Dataset:
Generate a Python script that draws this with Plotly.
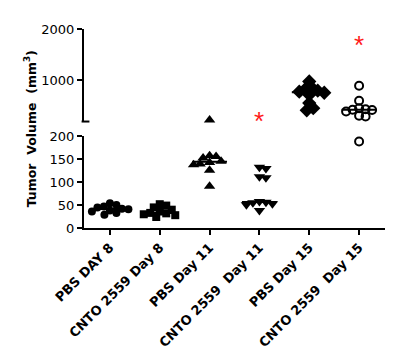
import numpy as np
import plotly.graph_objects as go

categories = ["PBS DAY 8", "CNTO 2559 Day 8", "PBS Day 11",
              "CNTO 2559  Day 11", "PBS Day 15", "CNTO 2559  Day 15"]

pbs_day8 = [54, 50, 47, 45, 42, 41, 38, 36, 33, 29]
cnto_day8 = [52, 49, 45, 40, 36, 33, 32, 30, 28, 24, -3]
pbs_day11 = [231, 158, 156, 153, 146, 143, 140, 138, 126, 91]
cnto_day11 = [133, 130, 112, 110, 58, 56, 55, 53, 51, 38]
pbs_day15 = [980, 860, 830, 800, 780, 760, 720, 560, 460, 420]
cnto_day15 = [896, 603, 460, 440, 430, 425, 395, 311, 297, 189]

groups = [pbs_day8, cnto_day8, pbs_day11, cnto_day11, pbs_day15, cnto_day15]
symbols = ["circle", "square", "triangle-up", "triangle-down", "diamond", "circle-open"]

star_groups = [3, 5]
star_values = [311, 1779]

lower_ticks = [0, 50, 100, 150, 200]
upper_ticks = [1000, 2000]

BREAK = 200
LOW_RANGE = [0, 200]
UP_RANGE = [200, 2000]

FONT = "DejaVu Sans, Liberation Sans, Arial"

# layout geometry (px)
W, H = 394, 355
ML, MR, MT, MB = 84, 9, 29, 127
plot_h = H - MT - MB
low_dom = [0, 0.46]
up_dom = [0.535, 1]
X_RANGE = [-0.52, 5.52]
px_per_cat = (W - ML - MR) / (X_RANGE[1] - X_RANGE[0])


def ypix(v):
    if v < BREAK:
        return plot_h * low_dom[0] + (v - LOW_RANGE[0]) / (LOW_RANGE[1] - LOW_RANGE[0]) * plot_h * (low_dom[1] - low_dom[0])
    return plot_h * up_dom[0] + (v - UP_RANGE[0]) / (UP_RANGE[1] - UP_RANGE[0]) * plot_h * (up_dom[1] - up_dom[0])


def beeswarm(vals, diam=6.5, step=0.5):
    order = np.argsort(vals)[::-1]
    placed = []
    offs = np.zeros(len(vals))
    for idx in order:
        y = ypix(vals[idx])
        k = 0
        while True:
            cands = [0.0] if k == 0 else [k * step, -k * step]
            ok = None
            for c in cands:
                if all((c - px) ** 2 + (y - py) ** 2 >= diam ** 2 for px, py in placed):
                    ok = c
                    break
            if ok is not None:
                break
            k += 1
        placed.append((ok, y))
        offs[idx] = ok / px_per_cat
    return offs


fig = go.Figure()
for i, vals in enumerate(groups):
    vals = np.array(vals, dtype=float)
    offs = beeswarm(list(vals))
    xs = i + offs
    lo = vals < BREAK
    common = dict(mode="markers", showlegend=False, cliponaxis=False, hoverinfo="skip",
                  marker=dict(symbol=symbols[i], color="black",
                              size={2: 10, 3: 10, 4: 11}.get(i, 8),
                              line=dict(color="black", width=2 if i == 5 else 0)))
    fig.add_trace(go.Scatter(x=xs[lo], y=vals[lo], xaxis="x", yaxis="y", **common))
    fig.add_trace(go.Scatter(x=xs[~lo], y=vals[~lo], xaxis="x2", yaxis="y2", **common))
    med = float(np.median(vals))
    fig.add_trace(go.Scatter(x=[i - 0.35, i + 0.35], y=[med, med], mode="lines",
                             line=dict(color="black", width=2), showlegend=False, hoverinfo="skip",
                             xaxis="x" if med < BREAK else "x2",
                             yaxis="y" if med < BREAK else "y2", cliponaxis=False))

for g, v in zip(star_groups, star_values):
    fig.add_annotation(x=g, y=v, xref="x2", yref="y2", text="*", showarrow=False,
                       font=dict(color="#ff1a1a", size=26, family="Liberation Sans, Arial"),
                       yanchor="middle", yshift=-5)

fig.add_annotation(x=-0.18, y=0.5, xref="paper", yref="paper", xanchor="center", yanchor="middle",
                   text="<b>Tumor  Volume  (mm<sup>3</sup>)</b>",
                   textangle=-90, showarrow=False, font=dict(size=12.5, color="black", family=FONT))

# small end mark on upper axis
fig.add_shape(type="line", xref="paper", yref="paper", x0=-0.008, x1=0.018,
              y0=up_dom[0], y1=up_dom[0], line=dict(color="black", width=2))

axis_common = dict(showgrid=False, zeroline=False, showline=True, linecolor="black", linewidth=2,
                   ticks="outside", ticklen=5, tickwidth=2, tickcolor="black", automargin=False)

fig.update_layout(
    width=W, height=H, margin=dict(l=ML, r=MR, t=MT, b=MB),
    paper_bgcolor="white", plot_bgcolor="white",
    font=dict(family=FONT, color="black", size=13),
    xaxis=dict(range=X_RANGE, tickmode="array", tickvals=list(range(len(categories))),
               ticktext=[f"<b>{c}</b>" for c in categories], tickangle=-45,
               anchor="y", tickfont=dict(size=13), **axis_common),
    xaxis2=dict(range=X_RANGE, matches="x", anchor="y2", visible=False),
    yaxis=dict(domain=low_dom, range=LOW_RANGE, tickvals=lower_ticks, anchor="x",
               tickfont=dict(size=13), **axis_common),
    yaxis2=dict(domain=up_dom, range=UP_RANGE, tickvals=upper_ticks, anchor="x2",
                tickfont=dict(size=13), **axis_common),
)

fig.write_html("out.html", config={"displayModeBar": False},
               post_script="document.body.style.margin='0';document.body.style.overflow='hidden';")
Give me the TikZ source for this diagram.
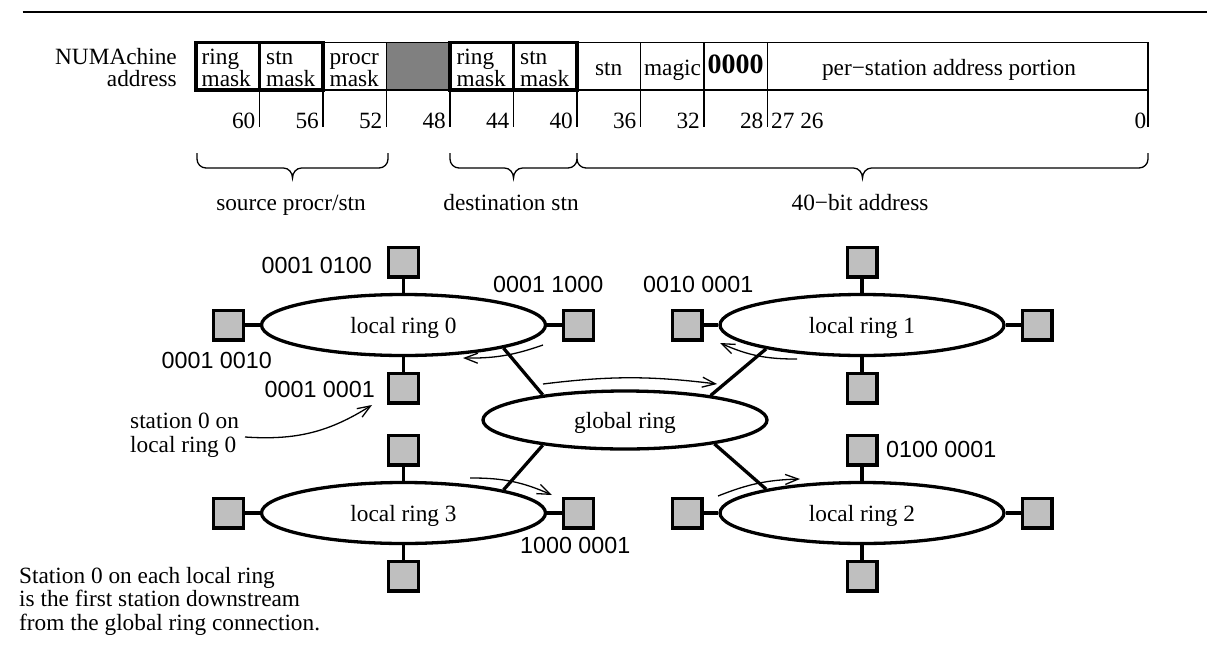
\documentclass[tikz,border=0pt]{standalone}
\usepackage{fontspec}
\setmainfont{Liberation Serif}
\newfontfamily\lsans{Liberation Sans}
\usetikzlibrary{shapes.geometric,arrows.meta}
\definecolor{stfill}{HTML}{BFBFBF}
\definecolor{gcell}{HTML}{808080}
\begin{document}
\begin{tikzpicture}[x=1pt,y=-1pt,
  txt/.style={inner sep=0pt, font=\fontsize{23.3}{22}\selectfont},
  sans/.style={inner sep=0pt, font=\lsans\fontsize{23.3}{24}\selectfont},
  cell/.style={draw, line width=1.3pt, minimum height=47.3pt, inner sep=0pt, outer sep=0pt},
  heavy/.style={line width=3.3pt},
  thinline/.style={line width=1.3pt},
  ring/.style={ellipse, draw, line width=3.3pt, minimum width=284pt, minimum height=61pt, inner sep=0pt, text depth=0pt, fill=white, font=\fontsize{23.3}{24}\selectfont},
  station/.style={draw, line width=3.3pt, fill=stfill, minimum size=29.7pt, inner sep=0pt},
  flow/.style={line width=1.3pt, -{Straight Barb[length=13pt,width=10pt]}},
]
\useasboundingbox (0,0) rectangle (1207,648);
% top rule
\draw[line width=2pt] (22.7,11.7) -- (1207,11.7);

% label
\node[txt, anchor=base east] (lab1) at (177,64) {NUMAchine};
\node[txt, anchor=base east] (lab2) at (177,86) {address};

% cells
\node[cell, minimum width=63.5pt] (c1) at (227.75,66.35) {};
\node[cell, minimum width=63.5pt] (c2) at (291.25,66.35) {};
\node[cell, minimum width=63.5pt] (c3) at (354.75,66.35) {};
\node[cell, minimum width=63.5pt, fill=gcell] (c4) at (418.25,66.35) {};
\node[cell, minimum width=63.5pt] (c5) at (481.75,66.35) {};
\node[cell, minimum width=63.5pt] (c6) at (545.25,66.35) {};
\node[cell, minimum width=63.5pt] (c7) at (608.75,66.35) {};
\node[cell, minimum width=63.5pt] (c8) at (672.25,66.35) {};
\node[cell, minimum width=63.5pt] (c9) at (735.75,66.35) {};
\node[cell, minimum width=380.5pt] (c10) at (957.75,66.35) {};
\draw[heavy] (c1.north west) rectangle (c2.south east);
\draw[heavy] (c1.north east) -- (c1.south east);
\draw[heavy] (c5.north west) rectangle (c6.south east);
\draw[heavy] (c5.north east) -- (c5.south east);
\draw[line width=2.2pt] (c10.north east) -- (c10.south east) -- ++(0,37);
\foreach \c in {c1,c2,c3,c4,c5,c6,c7,c8,c9}
  \draw[thinline] (\c.south east) -- ++(0,37);

% cell texts
\node[txt, anchor=base west] (t1a) at (201.5,64) {ring};
\node[txt, anchor=base west] (t1b) at (201.5,86) {mask};
\node[txt, anchor=base west] (t2a) at (266,64) {stn};
\node[txt, anchor=base west] (t2b) at (266,86) {mask};
\node[txt, anchor=base west] (t3a) at (329.5,64) {procr};
\node[txt, anchor=base west] (t3b) at (329.5,86) {mask};
\node[txt, anchor=base west] (t5a) at (456.5,64) {ring};
\node[txt, anchor=base west] (t5b) at (456.5,86) {mask};
\node[txt, anchor=base west] (t6a) at (520,64) {stn};
\node[txt, anchor=base west] (t6b) at (520,86) {mask};
\node[txt, anchor=base] (t7) at (608.75,75) {stn};
\node[txt, anchor=base] (t8) at (672.5,75) {magic};
\node[txt, anchor=base, font=\fontsize{28}{28}\selectfont\bfseries] (t9) at (735.5,73) {0000};
\node[txt, anchor=base] (t10) at (949,75) {per−station address portion};

% bit numbers
\node[txt, anchor=base east] (n60) at (255.5,128) {60};
\node[txt, anchor=base east] (n56) at (319,128) {56};
\node[txt, anchor=base east] (n52) at (382.5,128) {52};
\node[txt, anchor=base east] (n48) at (446,128) {48};
\node[txt, anchor=base east] (n44) at (509.5,128) {44};
\node[txt, anchor=base east] (n40) at (573,128) {40};
\node[txt, anchor=base east] (n36) at (636.5,128) {36};
\node[txt, anchor=base east] (n32) at (700,128) {32};
\node[txt, anchor=base east] (n28) at (763.5,128) {28};
\node[txt, anchor=base west] (n27) at (771,128) {27 26};
\node[txt, anchor=base east] (n0) at (1146.5,128) {0};

% braces
\draw[thinline] (197,153) -- (197,159) to[out=-90,in=180] (206,168) -- (283.5,168)
  to[out=0,in=90] (292.5,178) to[out=90,in=180] (301.5,168) -- (379,168)
  to[out=0,in=-90] (388,159) -- (388,153);
\draw[thinline] (450,153) -- (450,159) to[out=-90,in=180] (459,168) -- (504.5,168)
  to[out=0,in=90] (513.5,178) to[out=90,in=180] (522.5,168) -- (568,168)
  to[out=0,in=-90] (577,159) -- (577,153);
\draw[thinline] (577,159) to[out=-90,in=180] (586,168) -- (853.5,168)
  to[out=0,in=90] (862.5,178) to[out=90,in=180] (871.5,168) -- (1139,168)
  to[out=0,in=-90] (1148,159) -- (1148,153);
\node[txt, anchor=base] (b1) at (291,210) {source procr/stn};
\node[txt, anchor=base] (b2) at (511,210) {destination stn};
\node[txt, anchor=base] (b3) at (860,210) {40−bit address};

% rings
\node[ring] (lr0) at (403.5,325) {local ring 0};
\node[ring] (lr1) at (862,325) {local ring 1};
\node[ring] (lr2) at (862,513) {local ring 2};
\node[ring] (lr3) at (403.5,513) {local ring 3};
\node[ring, minimum height=58pt] (gr) at (625,420) {global ring};

\foreach \r/\cx/\cy in {lr0/403.5/325, lr1/862/325, lr2/862/513, lr3/403.5/513} {
  \node[station] (\r-w) at (\cx-175,\cy) {};
  \node[station] (\r-e) at (\cx+175,\cy) {};
  \node[station] (\r-n) at (\cx,\cy-63) {};
  \node[station] (\r-s) at (\cx,\cy+63) {};
  \draw[heavy] (\r-w) -- (\r);
  \draw[heavy] (\r-e) -- (\r);
  \draw[heavy] (\r-n) -- (\r);
  \draw[heavy] (\r-s) -- (\r);
}

% global connections
\draw[heavy] (lr0.-13) -- (gr.163);
\draw[heavy] (lr1.-166) -- (gr.16);
\draw[heavy] (lr3.13) -- (gr.-163);
\draw[heavy] (lr2.166) -- (gr.-15);

% flow arrows
\coordinate (f1s) at (543,345); \coordinate (f1e) at (463,358);
\coordinate (f2s) at (543,384); \coordinate (f2e) at (717,384);
\coordinate (f3s) at (797,359); \coordinate (f3e) at (720,343);
\coordinate (f4s) at (470,478); \coordinate (f4e) at (552,495);
\coordinate (f5s) at (718,496); \coordinate (f5e) at (800,479);
\draw[flow] (f1s) to[bend left=10] (f1e);
\draw[flow] (f2s) to[bend left=7] (f2e);
\draw[flow] (f3s) to[bend left=12] (f3e);
\draw[flow] (f4s) to[bend left=12] (f4e);
\draw[flow] (f5s) to[bend left=10] (f5e);

% station address labels
\node[sans, anchor=base east] (a1) at (372,273) {0001 0100};
\node[sans, anchor=base west] (a2) at (493,292) {0001 1000};
\node[sans, anchor=base east] (a3) at (272,368) {0001 0010};
\node[sans, anchor=base east] (a4) at (375,397) {0001 0001};
\node[sans, anchor=base west] (a5) at (643,292) {0010 0001};
\node[sans, anchor=base west] (a6) at (886,457) {0100 0001};
\node[sans, anchor=base west] (a7) at (520,553) {1000 0001};

% station 0 callout
\node[txt, anchor=base west] (s0a) at (130,428) {station 0 on};
\node[txt, anchor=base west] (s0b) at (130,452) {local ring 0};
\coordinate (s0from) at (245,437);
\coordinate (s0to) at (372,405);
\draw[flow] (s0from) to[bend right=18] (s0to);

% note
\node[txt, anchor=base west] (note1) at (19,583.3) {Station 0 on each local ring};
\node[txt, anchor=base west] (note2) at (19,606.7) {is the first station downstream};
\node[txt, anchor=base west] (note3) at (19,630) {from the global ring connection.};
\end{tikzpicture}
\end{document}
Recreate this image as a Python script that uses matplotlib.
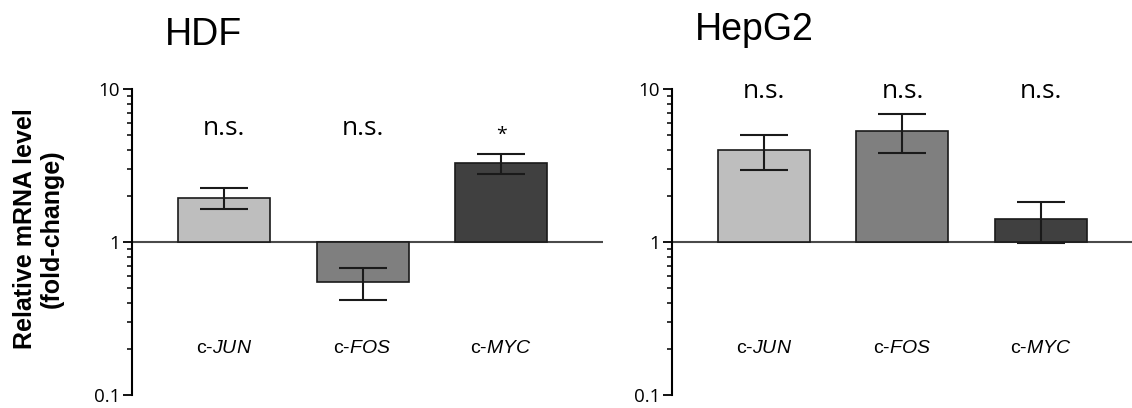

To be done:
Could you repeat exactly the lines from the first one of the records above through the line containing "upper_ticks = [1000, 2000]", leaving out any pictures?

Answer to this problem:
Generate a Python script that draws this with Plotly.
import numpy as np
import plotly.graph_objects as go

categories = ["PBS DAY 8", "CNTO 2559 Day 8", "PBS Day 11",
              "CNTO 2559  Day 11", "PBS Day 15", "CNTO 2559  Day 15"]

pbs_day8 = [54, 50, 47, 45, 42, 41, 38, 36, 33, 29]
cnto_day8 = [52, 49, 45, 40, 36, 33, 32, 30, 28, 24, -3]
pbs_day11 = [231, 158, 156, 153, 146, 143, 140, 138, 126, 91]
cnto_day11 = [133, 130, 112, 110, 58, 56, 55, 53, 51, 38]
pbs_day15 = [980, 860, 830, 800, 780, 760, 720, 560, 460, 420]
cnto_day15 = [896, 603, 460, 440, 430, 425, 395, 311, 297, 189]

groups = [pbs_day8, cnto_day8, pbs_day11, cnto_day11, pbs_day15, cnto_day15]
symbols = ["circle", "square", "triangle-up", "triangle-down", "diamond", "circle-open"]

star_groups = [3, 5]
star_values = [311, 1779]

lower_ticks = [0, 50, 100, 150, 200]
upper_ticks = [1000, 2000]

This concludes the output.